Today, what does camaraderie look like for you?
A small group of us email each other when we need crew recommendations, or want to know about another’s experience with a particular distribution company or financier. We’re living resources that are non-competitive, and we’re all charting new territory and reporting back what we’ve learned. We visit each other on our sets, give notes on scripts and rough cuts, and go to each other’s films when they come out. We even Tweet in support of one another, it’s a pretty great group.

What is most important in your friendships?
The usual stuff I suppose. Listening. Showing up, even when it’s inconvenient. Being honest. Loyal. And also knowing when it’s time to shut it all down and have a dance party. With my girlfriends, we get so much negativity from every direction for essentially existing, so being each other’s advocates is our way of combating some of that. And for my friends that are in the business, it’s all about support. Rooting for each other. Hiring each other. Getting each other on those lists.

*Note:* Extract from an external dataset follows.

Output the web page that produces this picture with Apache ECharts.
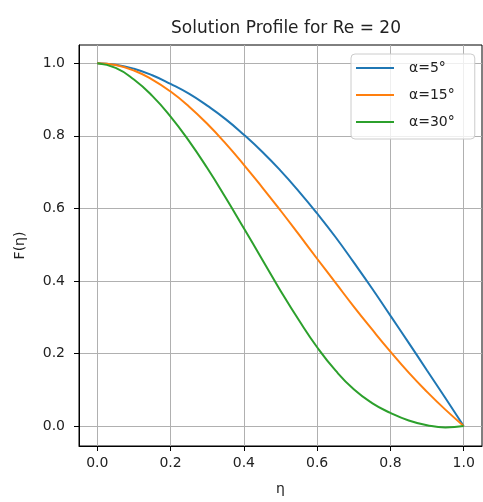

Beyond publically supporting one another, how else do you think women can move forward?
Most of the people I know wait in dread for the annual release of data reports that break down the number of women and minorities working in key roles in entertainment. We all know it’s going to be grim, but how grim? Year after year, those numbers are published and they’re never acceptable, but we persist. That’s why creating a community of empowerment is so vital in a business where inequality is institutionalized. It isn’t up to women alone to move forward. On an individual level, my approach is to keep going in spite of those statistics. I’m ambitious, and I don’t try to make other people feel comfortable by appearing to want less, or by minimizing my intentions. I have work to do.  
  
Does that ambition ever distract you from enjoying the present?
It’s a big part of who I am. But if tomorrow somehow becomes more important than today, that’s when I make readjustments.